Two-time Grammy Award winner and Emmy winner, Jack Jones, whose new album, “Seriously Frank,” features a tribute to Frank Sinatra during the yearlong celebration of the 100th anniversary of his birth, was born in Hollywood, California, on the night his singer/movie star father, Allan Jones, recorded his hit, “Donkey Serenade.”
Jones’ professional debut was a brief stint as part of his father’s act at the Thunderbird Hotel and Casino in Las Vegas when he was just 19 years old. He went out on his own three weeks later, working odd jobs including as a gas station attendant, to support himself while pursuing his singing career.
His first break came when a demo he recorded for songwriter Don Raye found its way to Capitol Records. While with the label Jones recorded a few singles and an album, which he admits was mediocre.
Although he eventually left Capitol. One gem from his album, “This Could Be the Start of Something Big,” caught the attention of a San Francisco club owner who booked him for a three week run at Facks. While performing there, he was discovered by Pete King, a producer and artist for Kapp Records who quickly signed him to the label.
As his career gained momentum, Jones developed a deep appreciation for well-constructed songs that also have emotional appeal.
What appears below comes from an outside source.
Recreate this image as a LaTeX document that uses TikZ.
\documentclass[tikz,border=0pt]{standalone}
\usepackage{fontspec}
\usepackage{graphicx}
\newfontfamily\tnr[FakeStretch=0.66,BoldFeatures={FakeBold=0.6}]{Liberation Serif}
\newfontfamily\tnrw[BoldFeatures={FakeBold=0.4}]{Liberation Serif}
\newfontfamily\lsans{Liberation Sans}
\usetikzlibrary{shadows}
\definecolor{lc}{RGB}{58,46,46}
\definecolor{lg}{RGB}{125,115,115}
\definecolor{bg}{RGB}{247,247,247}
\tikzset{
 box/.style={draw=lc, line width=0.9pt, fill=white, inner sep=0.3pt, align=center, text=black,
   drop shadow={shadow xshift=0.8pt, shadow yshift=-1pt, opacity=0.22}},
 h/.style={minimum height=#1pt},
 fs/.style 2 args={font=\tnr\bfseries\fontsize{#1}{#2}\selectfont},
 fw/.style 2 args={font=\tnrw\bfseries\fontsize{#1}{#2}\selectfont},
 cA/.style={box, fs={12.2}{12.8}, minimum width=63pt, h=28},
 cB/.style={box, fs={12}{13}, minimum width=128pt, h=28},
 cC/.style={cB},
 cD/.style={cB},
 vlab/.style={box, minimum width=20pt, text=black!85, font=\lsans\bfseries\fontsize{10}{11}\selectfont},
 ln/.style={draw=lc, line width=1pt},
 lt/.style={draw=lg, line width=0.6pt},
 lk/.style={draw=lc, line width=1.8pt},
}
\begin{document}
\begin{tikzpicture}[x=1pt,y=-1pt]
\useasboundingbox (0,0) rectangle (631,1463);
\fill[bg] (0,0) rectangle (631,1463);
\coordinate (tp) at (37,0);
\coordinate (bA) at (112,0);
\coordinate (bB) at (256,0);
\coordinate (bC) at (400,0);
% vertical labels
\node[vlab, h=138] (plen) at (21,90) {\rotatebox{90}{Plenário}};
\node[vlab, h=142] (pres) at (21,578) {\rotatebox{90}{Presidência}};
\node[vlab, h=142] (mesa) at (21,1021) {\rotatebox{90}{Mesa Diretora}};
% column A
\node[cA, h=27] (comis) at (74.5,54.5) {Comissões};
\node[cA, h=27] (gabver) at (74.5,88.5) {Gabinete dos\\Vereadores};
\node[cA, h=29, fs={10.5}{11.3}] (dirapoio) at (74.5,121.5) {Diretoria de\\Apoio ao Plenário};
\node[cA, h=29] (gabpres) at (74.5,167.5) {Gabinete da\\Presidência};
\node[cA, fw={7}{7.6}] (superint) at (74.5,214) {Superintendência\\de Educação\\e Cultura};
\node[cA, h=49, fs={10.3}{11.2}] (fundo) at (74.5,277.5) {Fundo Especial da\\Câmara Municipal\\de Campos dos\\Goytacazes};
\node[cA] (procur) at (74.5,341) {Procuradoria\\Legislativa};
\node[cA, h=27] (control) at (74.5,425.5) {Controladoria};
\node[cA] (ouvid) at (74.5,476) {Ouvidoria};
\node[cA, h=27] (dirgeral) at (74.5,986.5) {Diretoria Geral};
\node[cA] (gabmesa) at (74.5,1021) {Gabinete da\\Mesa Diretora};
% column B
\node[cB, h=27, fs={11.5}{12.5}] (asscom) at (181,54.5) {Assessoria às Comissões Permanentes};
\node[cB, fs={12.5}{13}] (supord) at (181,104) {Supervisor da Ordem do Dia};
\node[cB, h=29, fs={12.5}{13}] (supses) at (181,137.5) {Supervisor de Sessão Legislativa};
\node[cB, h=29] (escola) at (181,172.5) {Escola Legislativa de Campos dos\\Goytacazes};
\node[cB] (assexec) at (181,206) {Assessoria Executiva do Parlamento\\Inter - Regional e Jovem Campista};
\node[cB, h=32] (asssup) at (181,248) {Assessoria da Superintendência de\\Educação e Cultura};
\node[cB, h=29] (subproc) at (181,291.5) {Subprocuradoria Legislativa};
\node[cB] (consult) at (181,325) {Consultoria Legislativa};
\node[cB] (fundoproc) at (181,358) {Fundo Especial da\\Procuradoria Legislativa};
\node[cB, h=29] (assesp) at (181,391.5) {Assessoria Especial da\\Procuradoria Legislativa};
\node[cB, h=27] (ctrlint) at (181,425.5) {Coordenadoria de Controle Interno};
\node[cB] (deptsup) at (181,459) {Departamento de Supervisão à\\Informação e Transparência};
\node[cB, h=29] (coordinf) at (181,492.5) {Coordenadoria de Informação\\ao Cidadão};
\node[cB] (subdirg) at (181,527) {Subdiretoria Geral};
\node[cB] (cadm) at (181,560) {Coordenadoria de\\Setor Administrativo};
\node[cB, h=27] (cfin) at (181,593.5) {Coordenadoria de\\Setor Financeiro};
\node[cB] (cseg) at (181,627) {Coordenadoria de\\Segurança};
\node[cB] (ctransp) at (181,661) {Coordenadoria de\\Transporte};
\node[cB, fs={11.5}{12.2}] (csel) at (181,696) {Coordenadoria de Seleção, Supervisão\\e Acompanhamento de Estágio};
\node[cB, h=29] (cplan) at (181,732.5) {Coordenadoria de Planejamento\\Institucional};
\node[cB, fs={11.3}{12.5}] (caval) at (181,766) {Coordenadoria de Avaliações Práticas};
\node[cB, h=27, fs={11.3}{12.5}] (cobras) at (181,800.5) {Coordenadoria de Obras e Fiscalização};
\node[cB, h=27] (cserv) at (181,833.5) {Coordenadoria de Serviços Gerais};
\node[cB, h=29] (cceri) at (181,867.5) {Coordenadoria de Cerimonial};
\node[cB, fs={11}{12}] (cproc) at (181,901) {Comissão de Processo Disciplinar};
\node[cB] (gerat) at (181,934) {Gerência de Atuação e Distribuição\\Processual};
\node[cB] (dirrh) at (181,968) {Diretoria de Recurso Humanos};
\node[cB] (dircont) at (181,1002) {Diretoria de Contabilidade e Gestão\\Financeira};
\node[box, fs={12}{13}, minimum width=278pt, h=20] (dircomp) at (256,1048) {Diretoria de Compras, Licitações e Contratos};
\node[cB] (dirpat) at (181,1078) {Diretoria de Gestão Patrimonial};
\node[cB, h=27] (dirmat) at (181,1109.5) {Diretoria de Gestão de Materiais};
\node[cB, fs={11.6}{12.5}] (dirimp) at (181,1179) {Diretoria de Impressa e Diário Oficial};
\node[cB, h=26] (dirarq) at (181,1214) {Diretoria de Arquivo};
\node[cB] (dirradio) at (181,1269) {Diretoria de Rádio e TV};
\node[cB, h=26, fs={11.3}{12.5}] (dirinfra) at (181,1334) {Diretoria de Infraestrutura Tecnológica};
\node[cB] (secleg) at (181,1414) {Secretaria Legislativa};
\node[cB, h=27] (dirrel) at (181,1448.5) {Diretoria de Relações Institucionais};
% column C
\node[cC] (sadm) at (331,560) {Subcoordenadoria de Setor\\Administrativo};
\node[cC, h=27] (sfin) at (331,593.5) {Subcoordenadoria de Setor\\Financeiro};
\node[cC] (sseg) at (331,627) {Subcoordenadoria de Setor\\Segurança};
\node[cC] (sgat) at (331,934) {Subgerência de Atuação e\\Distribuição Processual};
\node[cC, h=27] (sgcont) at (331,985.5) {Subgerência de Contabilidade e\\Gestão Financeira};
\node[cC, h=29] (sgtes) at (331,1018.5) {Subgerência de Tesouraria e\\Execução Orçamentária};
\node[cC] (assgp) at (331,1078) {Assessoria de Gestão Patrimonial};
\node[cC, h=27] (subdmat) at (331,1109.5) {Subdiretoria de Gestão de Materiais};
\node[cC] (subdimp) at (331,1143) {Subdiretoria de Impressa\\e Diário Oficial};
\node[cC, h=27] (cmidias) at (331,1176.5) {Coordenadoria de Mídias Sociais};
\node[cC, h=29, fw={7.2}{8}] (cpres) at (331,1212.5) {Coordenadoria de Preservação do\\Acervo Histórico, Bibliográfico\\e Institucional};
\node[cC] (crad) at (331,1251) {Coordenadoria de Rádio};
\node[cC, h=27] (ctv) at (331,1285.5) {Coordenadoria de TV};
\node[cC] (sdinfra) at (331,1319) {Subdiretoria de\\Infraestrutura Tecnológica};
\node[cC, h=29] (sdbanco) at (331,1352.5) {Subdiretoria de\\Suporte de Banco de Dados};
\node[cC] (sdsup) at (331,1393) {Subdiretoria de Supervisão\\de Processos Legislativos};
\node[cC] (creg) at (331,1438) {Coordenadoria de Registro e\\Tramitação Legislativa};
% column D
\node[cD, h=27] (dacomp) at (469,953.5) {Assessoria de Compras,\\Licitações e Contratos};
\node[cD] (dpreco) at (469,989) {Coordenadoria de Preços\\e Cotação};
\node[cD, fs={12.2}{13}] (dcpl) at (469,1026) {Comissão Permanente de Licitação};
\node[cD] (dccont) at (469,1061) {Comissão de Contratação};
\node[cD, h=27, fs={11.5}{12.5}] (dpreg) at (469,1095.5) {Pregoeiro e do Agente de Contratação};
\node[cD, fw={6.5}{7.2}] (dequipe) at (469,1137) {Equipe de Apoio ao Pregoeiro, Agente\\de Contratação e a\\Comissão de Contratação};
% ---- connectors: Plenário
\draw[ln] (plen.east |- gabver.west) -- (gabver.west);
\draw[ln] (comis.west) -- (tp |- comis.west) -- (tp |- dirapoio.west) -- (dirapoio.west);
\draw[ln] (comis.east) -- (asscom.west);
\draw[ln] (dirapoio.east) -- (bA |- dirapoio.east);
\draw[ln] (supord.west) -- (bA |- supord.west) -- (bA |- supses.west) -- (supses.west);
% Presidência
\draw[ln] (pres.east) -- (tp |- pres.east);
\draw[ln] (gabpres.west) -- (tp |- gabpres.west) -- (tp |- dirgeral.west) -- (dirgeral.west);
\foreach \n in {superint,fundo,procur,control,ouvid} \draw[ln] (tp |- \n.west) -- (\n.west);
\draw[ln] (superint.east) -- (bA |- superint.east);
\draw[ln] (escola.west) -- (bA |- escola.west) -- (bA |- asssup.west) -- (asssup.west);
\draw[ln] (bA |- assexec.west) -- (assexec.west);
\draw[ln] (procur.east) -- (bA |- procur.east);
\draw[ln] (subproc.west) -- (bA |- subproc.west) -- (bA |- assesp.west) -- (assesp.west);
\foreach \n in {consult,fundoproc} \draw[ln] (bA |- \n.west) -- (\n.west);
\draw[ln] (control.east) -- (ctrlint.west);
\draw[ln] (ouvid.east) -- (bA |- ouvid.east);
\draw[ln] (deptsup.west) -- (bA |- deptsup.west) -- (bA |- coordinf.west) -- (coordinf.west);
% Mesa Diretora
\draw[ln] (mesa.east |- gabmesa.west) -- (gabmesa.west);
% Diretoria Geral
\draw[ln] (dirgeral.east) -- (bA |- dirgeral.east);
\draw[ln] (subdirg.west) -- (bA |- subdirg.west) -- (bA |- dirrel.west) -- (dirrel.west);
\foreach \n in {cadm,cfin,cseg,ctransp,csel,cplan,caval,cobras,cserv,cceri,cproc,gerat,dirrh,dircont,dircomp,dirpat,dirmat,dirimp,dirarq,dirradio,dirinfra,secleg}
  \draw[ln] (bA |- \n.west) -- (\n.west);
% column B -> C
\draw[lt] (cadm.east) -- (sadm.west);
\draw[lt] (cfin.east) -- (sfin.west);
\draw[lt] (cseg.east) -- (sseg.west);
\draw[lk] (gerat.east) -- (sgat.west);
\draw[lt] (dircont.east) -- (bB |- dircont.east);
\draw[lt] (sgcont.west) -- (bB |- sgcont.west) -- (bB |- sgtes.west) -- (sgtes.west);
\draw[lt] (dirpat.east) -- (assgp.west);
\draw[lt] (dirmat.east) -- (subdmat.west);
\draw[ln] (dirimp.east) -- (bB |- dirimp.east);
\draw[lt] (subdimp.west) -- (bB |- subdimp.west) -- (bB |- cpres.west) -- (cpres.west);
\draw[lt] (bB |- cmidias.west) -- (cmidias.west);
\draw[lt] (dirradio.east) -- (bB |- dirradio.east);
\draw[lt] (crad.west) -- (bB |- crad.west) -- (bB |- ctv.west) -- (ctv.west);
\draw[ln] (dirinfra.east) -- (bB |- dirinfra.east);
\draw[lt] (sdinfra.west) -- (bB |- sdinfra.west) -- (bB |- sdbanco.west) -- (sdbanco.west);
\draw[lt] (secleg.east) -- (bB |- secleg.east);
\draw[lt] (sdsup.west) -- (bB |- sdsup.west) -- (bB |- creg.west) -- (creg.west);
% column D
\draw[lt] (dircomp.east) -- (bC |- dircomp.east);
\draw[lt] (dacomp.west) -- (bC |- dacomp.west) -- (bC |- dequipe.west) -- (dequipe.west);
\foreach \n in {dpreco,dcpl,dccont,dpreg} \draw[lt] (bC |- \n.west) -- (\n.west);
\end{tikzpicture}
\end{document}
His respect for songs that tell stories with meaning and beauty led him to record works by the greatest balladeers of all time: Sammy Cahn, Jimmy Van Heusen, Cole Porter, the Gershwins, Harold Arlen, Michel Legrand and Alan & Marilyn Bergman.
He was inspired by great Jazz instrumentalists he discovered during his teen years such as Gerry Mulligan, Clark Terry, Buddy Rich, Bob Brookmeyer, Dave Pell Octet, Marty Paiche Dectet, Shorty Rogers and the Giants, and Count Basie.
Jones’ talent and commitment to his art earned him two Grammys for “Best Pop Male Vocal Performance” with his singles “Lollipops and Roses” by Anthony Velona and Bacharach/ David’s “Wives and Lovers.”
On April 13, 1989, he was honored with his own star on the Hollywood Walk of Fame, close to where his father’s star is located.
Today, Jones can be found performing concerts to sold-out audiences around the world at performing arts centers, casinos, symphony halls and even intimate cabarets.